# Where around NAS for Reds and Specks mid June



## Kenn (Dec 24, 2012)

Where around NAS can I fish from boat for reds and specs around the P'cola NAS? I will be on vacation there June 22 through June 30


----------



## missplaced_idahoan (Feb 2, 2013)

grass flats in the bayou or by Sherman cove


----------



## Kenn (Dec 24, 2012)

*Anyu size to them?*

Any size to the reds and specs in late June around NAS?


----------



## Cornflake789 (Oct 10, 2008)

If you're gonna be on vacation on NAS Pensacola there is no need to even take the boat out because you can get them from shore around trout point. But as far as boating around NAS its not an option really because you have to stay back 500 feet due to the buoys. I would suggest taking the boat out of sherman and doing a short motor over to the jetties in the pass for redfish and as far as trout go around NAS go towards the back gate (trout point) and fish top waters in the morning to the right of the fence.
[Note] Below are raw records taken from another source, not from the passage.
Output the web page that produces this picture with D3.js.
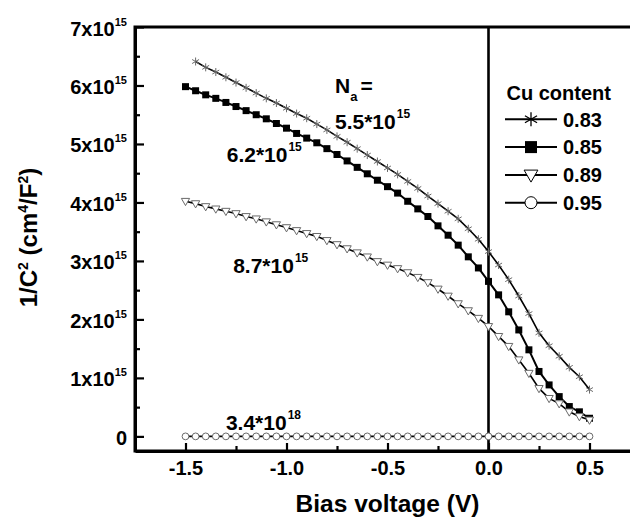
<!DOCTYPE html>
<html>
<head>
<meta charset="utf-8">
<script src="https://cdn.jsdelivr.net/npm/d3@7"></script>
<style>
  html, body { margin: 0; padding: 0; background: #fff; }
  svg { display: block; font-family: "Liberation Sans", Arial, sans-serif; font-weight: bold; }
</style>
</head>
<body>
<svg id="chart" width="630" height="518"></svg>
<script>
// Bias voltage (V) for each measured point
const bias = [-1.50, -1.45, -1.40, -1.35, -1.30, -1.25, -1.20, -1.15, -1.10, -1.05,
              -1.00, -0.95, -0.90, -0.85, -0.80, -0.75, -0.70, -0.65, -0.60, -0.55,
              -0.50, -0.45, -0.40, -0.35, -0.30, -0.25, -0.20, -0.15, -0.10, -0.05,
               0.00,  0.05,  0.10,  0.15,  0.20,  0.25,  0.30,  0.35,  0.40,  0.45, 0.50];

// 1/C^2 in units of 10^15 cm^4/F^2
// Cu 0.83 starts at -1.45 V
const cu083 = [6.41, 6.31, 6.23, 6.14, 6.05, 5.96, 5.87, 5.78, 5.70,
               5.61, 5.52, 5.44, 5.34, 5.24, 5.13, 5.03, 4.92, 4.81, 4.70,
               4.59, 4.48, 4.36, 4.24, 4.11, 3.98, 3.85, 3.72, 3.55, 3.37,
               3.16, 2.93, 2.68, 2.40, 2.10, 1.77, 1.55, 1.37, 1.18, 1.02, 0.80];
const cu085 = [5.98, 5.91, 5.84, 5.78, 5.71, 5.64, 5.57, 5.50, 5.43, 5.35,
               5.27, 5.18, 5.10, 5.02, 4.92, 4.82, 4.71, 4.60, 4.49, 4.38,
               4.27, 4.16, 4.02, 3.89, 3.76, 3.60, 3.44, 3.27, 3.07, 2.88,
               2.65, 2.42, 2.13, 1.82, 1.48, 1.11, 0.88, 0.68, 0.51, 0.42, 0.31];
const cu089 = [4.02, 3.98, 3.93, 3.89, 3.85, 3.81, 3.76, 3.72, 3.67, 3.62,
               3.57, 3.52, 3.47, 3.42, 3.35, 3.28, 3.21, 3.14, 3.07, 2.99,
               2.93, 2.87, 2.80, 2.72, 2.63, 2.52, 2.40, 2.27, 2.15, 2.02,
               1.88, 1.71, 1.54, 1.31, 1.08, 0.82, 0.65, 0.56, 0.42, 0.34, 0.28];
const cu095 = [0, 0, 0, 0, 0, 0, 0, 0, 0, 0,
               0, 0, 0, 0, 0, 0, 0, 0, 0, 0,
               0, 0, 0, 0, 0, 0, 0, 0, 0, 0,
               0, 0, 0, 0, 0, 0, 0, 0, 0, 0, 0];

const seriesNames = ["0.83", "0.85", "0.89", "0.95"];
const symbols = ["star", "square", "triangle", "circle"];

const xTicks = [-1.5, -1.0, -0.5, 0.0, 0.5];
const xTickLabels = ["-1.5", "-1.0", "-0.5", "0.0", "0.5"];
const xMinorTicks = [-1.25, -0.75, -0.25, 0.25];
const yTicks = [0, 1, 2, 3, 4, 5, 6, 7];
const yMinorTicks = [0.5, 1.5, 2.5, 3.5, 4.5, 5.5, 6.5];

// Doping density labels: [main text, superscript, x (V), y (10^15)]
const dopingLabels = [
  ["5.5*10", "15", -0.76, 5.26],
  ["6.2*10", "15", -1.296, 4.70],
  ["8.7*10", "15", -1.264, 2.79],
  ["3.4*10", "18", -1.30, 0.11]
];

const svg = d3.select("#chart");
const W = 630, H = 518;
const m = { left: 135, top: 27, right: -10, bottom: 67 };

const x = d3.scaleLinear().domain([-1.75, 0.75]).range([m.left, W - m.right]);
const y = d3.scaleLinear().domain([-0.25, 7]).range([H - m.bottom, m.top]);

// Frame (top edge + axes)
svg.append("rect")
  .attr("x", x(-1.75)).attr("y", y(7))
  .attr("width", x(0.75) - x(-1.75)).attr("height", y(-0.25) - y(7))
  .attr("fill", "none").attr("stroke", "#000").attr("stroke-width", 3);

// Y axis: major ticks with labels
const gY = svg.append("g").attr("transform", `translate(${x(-1.75)},0)`)
  .call(d3.axisLeft(y).tickValues(yTicks).tickSize(-9).tickSizeOuter(0).tickPadding(8)
        .tickFormat(d => d));
gY.selectAll(".domain").attr("stroke-width", 3);
gY.selectAll(".tick line").attr("stroke-width", 2.2);
gY.attr("font-family", null).attr("font-size", null);
gY.selectAll(".tick text").each(function (d) {
  const t = d3.select(this);
  t.text(null).attr("font-size", 20).attr("fill", "#000").attr("dy", "0.4em");
  if (d === 0) {
    t.text("0");
  } else {
    t.append("tspan").text(d + "x10");
    t.append("tspan").attr("dy", -10).attr("font-size", 11).text("15");
  }
});
// Y axis: minor ticks
const gYMinor = svg.append("g").attr("transform", `translate(${x(-1.75)},0)`)
  .call(d3.axisLeft(y).tickValues(yMinorTicks).tickSize(-5).tickSizeOuter(0).tickFormat(""));
gYMinor.select(".domain").remove();
gYMinor.selectAll(".tick line").attr("stroke-width", 2.2);

// X axis: major ticks with labels
const gX = svg.append("g").attr("transform", `translate(0,${y(-0.25)})`)
  .call(d3.axisBottom(x).tickValues(xTicks).tickSize(-8).tickSizeOuter(0).tickPadding(10)
        .tickFormat((d, i) => xTickLabels[i]));
gX.selectAll(".domain").attr("stroke-width", 3);
gX.selectAll(".tick line").attr("stroke-width", 2.2);
gX.attr("font-family", null).attr("font-size", null);
gX.selectAll(".tick text").attr("font-size", 20).attr("fill", "#000");
// X axis: minor ticks
const gXMinor = svg.append("g").attr("transform", `translate(0,${y(-0.25)})`)
  .call(d3.axisBottom(x).tickValues(xMinorTicks).tickSize(-5).tickSizeOuter(0).tickFormat(""));
gXMinor.select(".domain").remove();
gXMinor.selectAll(".tick line").attr("stroke-width", 2.2);

// Zero-bias line
svg.append("line")
  .attr("x1", x(0)).attr("x2", x(0))
  .attr("y1", y(7)).attr("y2", y(-0.25))
  .attr("stroke", "#000").attr("stroke-width", 2.6);

// Axis titles
svg.append("text")
  .attr("x", x(-0.5)).attr("y", 512)
  .attr("text-anchor", "middle").attr("font-size", 24.5)
  .text("Bias voltage (V)");

const yTitle = svg.append("text")
  .attr("transform", `translate(37,${y(3.4)}) rotate(-90)`)
  .attr("text-anchor", "middle").attr("font-size", 24);
yTitle.append("tspan").text("1/C");
yTitle.append("tspan").attr("dy", -9).attr("font-size", 14).text("2");
yTitle.append("tspan").attr("dy", 9).text(" (cm");
yTitle.append("tspan").attr("dy", -9).attr("font-size", 14).text("4");
yTitle.append("tspan").attr("dy", 9).text("/F");
yTitle.append("tspan").attr("dy", -9).attr("font-size", 14).text("2");
yTitle.append("tspan").attr("dy", 9).text(")");

// Doping annotations
const na = svg.append("text").attr("x", x(-0.76)).attr("y", y(5.87)).attr("font-size", 21);
na.append("tspan").text("N");
na.append("tspan").attr("dy", 8).attr("font-size", 13).text("a");
na.append("tspan").attr("dy", -8).attr("dx", 3).text("=");

dopingLabels.forEach(([main, sup, vx, vy]) => {
  const t = svg.append("text").attr("x", x(vx)).attr("y", y(vy)).attr("font-size", 21);
  t.append("tspan").text(main);
  t.append("tspan").attr("dy", -11).attr("dx", 1).attr("font-size", 12).text(sup);
});

// Marker shapes
function markerPath(kind, r) {
  switch (kind) {
    case "star": {
      const c = Math.cos(Math.PI / 6) * r, s = Math.sin(Math.PI / 6) * r;
      return `M0,${-r}V${r}M${-c},${-s}L${c},${s}M${-c},${s}L${c},${-s}`;
    }
    case "square":
      return `M${-r},${-r}H${r}V${r}H${-r}Z`;
    case "triangle":
      return `M${-r * 1.15},${-r * 0.8}H${r * 1.15}L0,${r * 1.2}Z`;
    case "circle":
      return d3.arc()({ innerRadius: 0, outerRadius: r, startAngle: 0, endAngle: 2 * Math.PI });
  }
}
function markerStyle(sel, kind, inLegend) {
  const edge = inLegend ? "#000" : "#6a6a6a";
  if (kind === "star") sel.attr("fill", "none").attr("stroke", edge).attr("stroke-width", inLegend ? 1.3 : 1);
  if (kind === "square") sel.attr("fill", "#000").attr("stroke", "none");
  if (kind === "triangle") sel.attr("fill", "#fff").attr("stroke", edge).attr("stroke-width", 1);
  if (kind === "circle") sel.attr("fill", "#fff").attr("stroke", edge).attr("stroke-width", 1);
}

const seriesData = [
  bias.slice(1).map((v, i) => [v, cu083[i]]),
  bias.map((v, i) => [v, cu085[i]]),
  bias.map((v, i) => [v, cu089[i]]),
  bias.map((v, i) => [v, cu095[i]])
];
const plotSizes = [4, 3.5, 3.6, 3.4];
const line = d3.line().x(d => x(d[0])).y(d => y(d[1]));

seriesData.forEach((pts, k) => {
  const g = svg.append("g");
  g.append("path").attr("d", line(pts)).attr("fill", "none")
    .attr("stroke", "#000").attr("stroke-width", k === 1 ? 2 : 1.6);
  g.selectAll("path.mk").data(pts).join("path").attr("class", "mk")
    .attr("transform", d => `translate(${x(d[0])},${y(d[1])})`)
    .attr("d", markerPath(symbols[k], plotSizes[k]))
    .call(markerStyle, symbols[k], false);
});

// Legend
const lg = svg.append("g").attr("transform", "translate(505,0)");
lg.append("text").attr("x", 1.5).attr("y", 99.5).attr("font-size", 20).text("Cu content");
const legendSizes = [7, 6, 6, 6];
seriesNames.forEach((name, k) => {
  const cy = 119.3 + k * 27.8;
  lg.append("line").attr("x1", 0).attr("x2", 52).attr("y1", cy).attr("y2", cy)
    .attr("stroke", "#000").attr("stroke-width", 2);
  lg.append("path").attr("transform", `translate(26,${cy})`)
    .attr("d", markerPath(symbols[k], legendSizes[k]))
    .call(markerStyle, symbols[k], true);
  lg.append("text").attr("x", 58).attr("y", cy + 7.3).attr("font-size", 20).text(name);
});
</script>
</body>
</html>
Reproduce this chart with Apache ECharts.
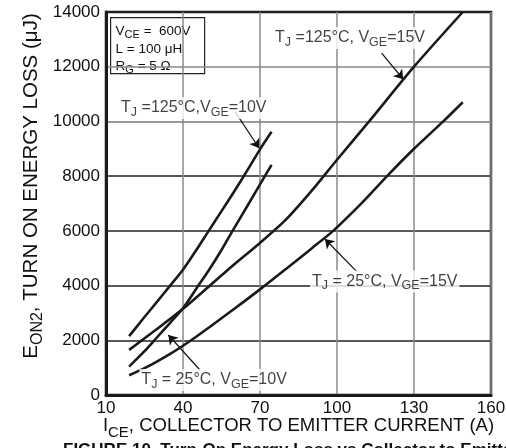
<!DOCTYPE html>
<html>
<head>
<meta charset="utf-8">
<script src="https://cdn.jsdelivr.net/npm/echarts@6/dist/echarts.min.js"></script>
<style>
  html, body { margin: 0; padding: 0; background: #fff; }
  #chart { width: 506px; height: 448px; }
</style>
</head>
<body>
<div id="chart"></div>
<script>
// Turn-on energy loss (uJ) against collector-emitter current (A)
const FONT = '"Liberation Sans", Arial, Helvetica, sans-serif';

const xTicks = [10, 40, 70, 100, 130, 160];
const yTicks = [0, 2000, 4000, 6000, 8000, 10000, 12000, 14000];

// TJ = 125 C, VGE = 10 V
const ice125v10 = [19, 25, 30, 35, 40, 45, 50, 55, 60, 65, 70, 74.5];
const eon125v10 = [2150, 2850, 3420, 4000, 4580, 5270, 6000, 6720, 7450, 8200, 8980, 9620];

// TJ = 125 C, VGE = 15 V
const ice125v15 = [19, 24, 30, 40, 50, 60, 70, 80, 90, 100, 112.5, 130, 149];
const eon125v15 = [1650, 2000, 2420, 3150, 3960, 4780, 5560, 6400, 7450, 8600, 10000, 12000, 14000];

// TJ = 25 C, VGE = 10 V
const ice25v10 = [19, 25, 30, 35, 40, 46, 50, 55, 59.3, 65, 70, 74.5];
const eon25v10 = [1035, 1600, 2120, 2640, 3170, 4000, 4550, 5300, 6000, 6900, 7700, 8410];

// TJ = 25 C, VGE = 15 V
const ice25v15 = [19, 25, 30, 35, 40, 45, 50, 60, 70, 80, 90, 98.5, 110, 119.5, 130, 141.4, 149];
const eon25v15 = [720, 980, 1230, 1500, 1800, 2120, 2460, 3150, 3860, 4600, 5350, 6000, 7050, 8000, 9000, 10000, 10700];

// Curve captions: [x, y] anchor of the text's left-middle, and arrow [from, to]
const captions = [
  { text: '{m|T}{s|J}{m| =125°C,V}{s|GE}{m|=10V}', at: [15.1, 10493], arrow: [[60.3, 10347], [69.7, 9020]] },
  { text: '{m|T}{s|J}{m| =125°C, V}{s|GE}{m|=15V}', at: [75.1, 13052], arrow: [[117.4, 12493], [125.8, 11542]] },
  { text: '{m|T}{s|J}{m| = 25°C, V}{s|GE}{m|=15V}', at: [89.5, 4150], arrow: [[107.7, 4508], [95.3, 5703]] },
  { text: '{m|T}{s|J}{m| = 25°C, V}{s|GE}{m|=10V}', at: [23.0, 548], arrow: [[46.6, 914], [34.3, 2194]] }
];

const zip = (xs, ys) => xs.map((x, i) => [x, ys[i]]);

const richStyles = {
  m: { fontSize: 16, fontFamily: FONT, color: '#111' },
  s: { fontSize: 12.5, fontFamily: FONT, color: '#111', padding: [9, 0, 0, 0] }
};

const curveStyle = { color: '#1a1a1a', width: 2.6 };

function curve(name, xs, ys) {
  return {
    name: name,
    type: 'line',
    data: zip(xs, ys),
    smooth: 0.25,
    showSymbol: false,
    lineStyle: curveStyle,
    itemStyle: { color: '#1a1a1a' },
    animation: false,
    silent: true,
    z: 5
  };
}

const plain = v => String(v);

const chart = echarts.init(document.getElementById('chart'), null, { renderer: 'canvas' });

const option = {
  backgroundColor: '#fff',
  animation: false,
  grid: {
    left: 106, top: 12, right: 15, bottom: 53,
    show: true, borderColor: '#1a1a1a', borderWidth: 2.5,
    containLabel: false, outerBoundsMode: 'none'
  },
  xAxis: {
    type: 'value',
    min: xTicks[0],
    max: xTicks[xTicks.length - 1],
    interval: 30,
    axisLine: { show: true, lineStyle: { color: '#1a1a1a', width: 3 } },
    axisTick: { show: false },
    axisLabel: { fontSize: 17, fontFamily: FONT, color: '#111', margin: 5, formatter: plain },
    splitLine: { show: true, lineStyle: { color: '#8a8a8a', width: 1.5 } },
    name: '{m|I}{s|CE}{m|, COLLECTOR TO EMITTER CURRENT (A)}',
    nameLocation: 'middle',
    nameGap: 17,
    nameMoveOverlap: false,
    nameTextStyle: {
      rich: {
        m: { fontSize: 18.5, fontFamily: FONT, color: '#111' },
        s: { fontSize: 15, fontFamily: FONT, color: '#111', padding: [13, 0, 0, 0] }
      }
    }
  },
  yAxis: {
    type: 'value',
    min: yTicks[0],
    max: yTicks[yTicks.length - 1],
    interval: 2000,
    axisLine: { show: true, lineStyle: { color: '#1a1a1a', width: 3 } },
    axisTick: { show: false },
    axisLabel: { fontSize: 17, fontFamily: FONT, color: '#111', margin: 6, formatter: plain },
    splitLine: {
      show: true,
      lineStyle: {
        color: ['#222', '#222', '#222', '#222', '#222', '#777', '#888', '#222'],
        width: 1.5
      }
    }
  },
  graphic: [
    {
      // y-axis title, read bottom to top
      type: 'text',
      x: 31,
      y: 186,
      rotation: Math.PI / 2,
      z: 20,
      style: {
        text: '{m|E}{s|ON2}{m|, TURN ON ENERGY LOSS (μJ)}',
        align: 'center',
        verticalAlign: 'middle',
        rich: {
          m: { fontSize: 20.5, fontFamily: FONT, fill: '#111' },
          s: { fontSize: 16, fontFamily: FONT, fill: '#111', padding: [14, 0, 0, 0] }
        }
      }
    },
    {
      type: 'group',
      left: 110,
      top: 17,
      z: 20,
      children: [
        { type: 'rect', shape: { x: 0, y: 0, width: 94, height: 56 }, style: { fill: '#fff', stroke: '#222', lineWidth: 1.2 } },
        {
          type: 'text', x: 5, y: 5,
          style: {
            text: '{m|V}{s|CE}{m| =  600V}\n{m|L = 100 μH}\n{m|R}{s|G}{m| = 5 Ω}',
            rich: {
              m: { fontSize: 13.5, fontFamily: FONT, fill: '#111', lineHeight: 17.5 },
              s: { fontSize: 11, fontFamily: FONT, fill: '#111', padding: [7, 0, 0, 0], lineHeight: 17.5 }
            }
          }
        }
      ]
    },
    {
      type: 'text',
      left: 63,
      top: 442,
      style: {
        text: 'FIGURE 10. Turn-On Energy Loss vs Collector to Emitter Current',
        font: 'bold 17px ' + FONT,
        fill: '#111'
      }
    }
  ],
  series: [
    curve('TJ=125°C, VGE=10V', ice125v10, eon125v10),
    curve('TJ=125°C, VGE=15V', ice125v15, eon125v15),
    curve('TJ=25°C, VGE=10V', ice25v10, eon25v10),
    curve('TJ=25°C, VGE=15V', ice25v15, eon25v15),
    {
      name: 'captions',
      type: 'scatter',
      symbolSize: 0,
      silent: true,
      animation: false,
      z: 10,
      data: captions.map(c => ({
        value: c.at,
        label: {
          show: true,
          position: [0, 0],
          align: 'left',
          verticalAlign: 'middle',
          formatter: c.text,
          backgroundColor: '#fff',
          padding: [0, 2, 0, 2],
          rich: richStyles
        }
      })),
      markLine: {
        silent: true,
        animation: false,
        symbol: ['none', 'arrow'],
        symbolSize: 9,
        label: { show: false },
        lineStyle: { color: '#111', width: 1.2, type: 'solid' },
        data: captions.map(c => [{ coord: c.arrow[0] }, { coord: c.arrow[1] }])
      }
    }
  ]
};

chart.setOption(option);
</script>
</body>
</html>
Shoot me a message and I'll be glad to show you around the area there


----------



## Kenn (Dec 24, 2012)

Thanks that would be great, we are gonna fish the Massachusettes a few days and we were hoping to get into some reds and specs in the evening close to Sherman cove. I am mooring the boat there


----------



## wmac62 (May 31, 2013)

*Same boat*



Kenn said:


> Thanks that would be great, we are gonna fish the Massachusettes a few days and we were hoping to get into some reds and specs in the evening close to Sherman cove. I am mooring the boat there


 We are going down in Mid June, Anyone ever rented a boat from the MWR? Is it feasible to fish from a pontoon boat in the bay? I was thinking about fishing the Jetty over at Fort Pickens? Any help I would appreciate


----------



## danm281 (Mar 27, 2013)

wmac62 said:


> We are going down in Mid June, Anyone ever rented a boat from the MWR? Is it feasible to fish from a pontoon boat in the bay? I was thinking about fishing the Jetty over at Fort Pickens? Any help I would appreciate


I also plan on doing that they let you rent pontoon boats and I think they have a center console fishing boat. I plan on renting something with my wife but I have no idea what I am doing because I have only fished from the piers


----------



## missplaced_idahoan (Feb 2, 2013)

wmac62 said:


> We are going down in Mid June, Anyone ever rented a boat from the MWR? Is it feasible to fish from a pontoon boat in the bay? I was thinking about fishing the Jetty over at Fort Pickens? Any help I would appreciate


if the wind isn't too fierce a pontoon is definitely doable in the bay and anywhere along the forth Pickens beach is decent fishing


----------



## wmac62 (May 31, 2013)

*Thanks*

I have completed a recon through a Topo map of the bay, Fort Pickens around the Jetty looked pretty good. How is the boat traffic on weekdays? I have a pontoon locked down for Thursday and Friday. Is it feasible to fish in and around the bridge? any other suggestions. Thanks Guys


----------



## wmac62 (May 31, 2013)

danm281 said:


> I also plan on doing that they let you rent pontoon boats and I think they have a center console fishing boat. I plan on renting something with my wife but I have no idea what I am doing because I have only fished from the piers


Make sure you have a Boater Safety Course Card!!!


----------



## wmac62 (May 31, 2013)

Hey thanks, Looking forward to some salt water fishing!!!


----------